Незадолго до самоубийства В. Маяковский поэтически изложил свою эстетическую и гражданскую программу:

Не хочу,

              чтоб меня, как цветочек с полян,

рвали

             после служебных тягот.

Я хочу,

                чтоб в дебатах

                                       потел Госплан,

мне давая

                  задания на год.

……………………………

Я хочу,

          чтоб к штыку

                                 приравняли перо.

С чугуном чтоб

                          и с выделкой стали

о работе стихов,

                        от Политбюро,

чтобы делал

                        доклады Сталин.

Мечта Маяковского оборачивалась явью. Партия и ее аппарат осваивали механику централизованного управления страной и манипулировали сознанием, поэтическое и прозаическое творчество образно уравнено со штыком, сводки о художественных достижениях входят в отчетные доклады партийных съездов, по «вопросам искусства» часто высказывается Сталин, и его суждения ложатся в основу правительственных постановлений, крепят монополию большевистской идеологии.

…До 1922 года в диалоге с Горьким Шаляпин почти всегда уступает, после — все увереннее настаивает на своем.
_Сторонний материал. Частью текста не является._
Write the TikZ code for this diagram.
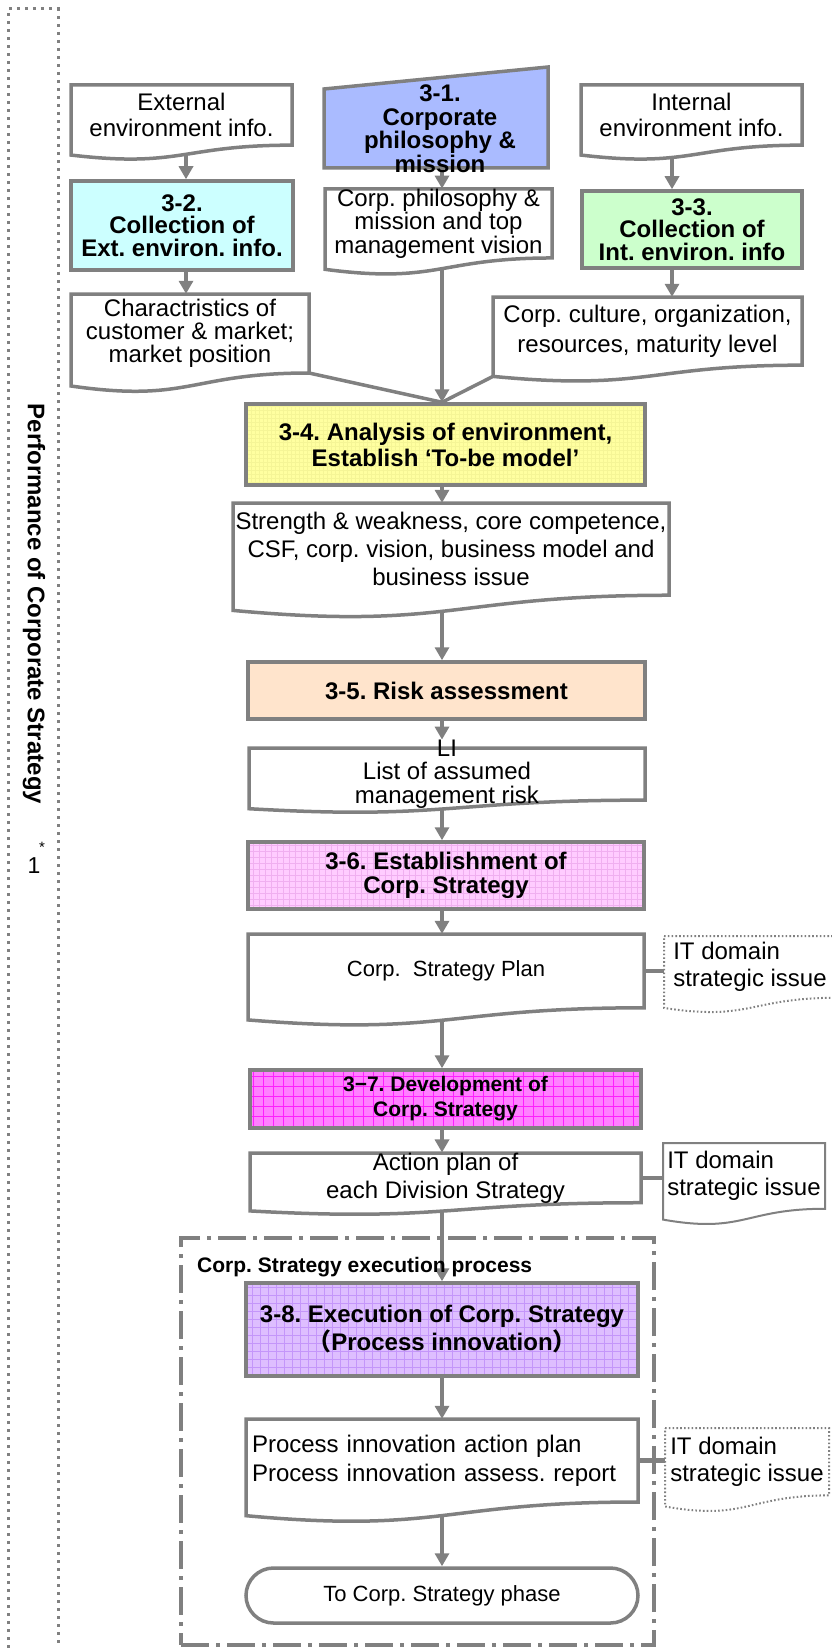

Горький же круто меняет позицию обличителя режима на его аллилуйщика, принимает от Сталина почетный пост «первого писателя», основоположника «социалистического реализма». Горького триумфально возят по СССР, имя его присваивают городам, улицам, театрам, библиотекам, заводам, колхозам, совхозам, кустарным артелям, исправительно-трудовым колониям, стадионам, избам-читальням и пр. Но теперь Горький лукавит, притворяется, понуждает ко лжи литературных соратников и, конечно, Шаляпина.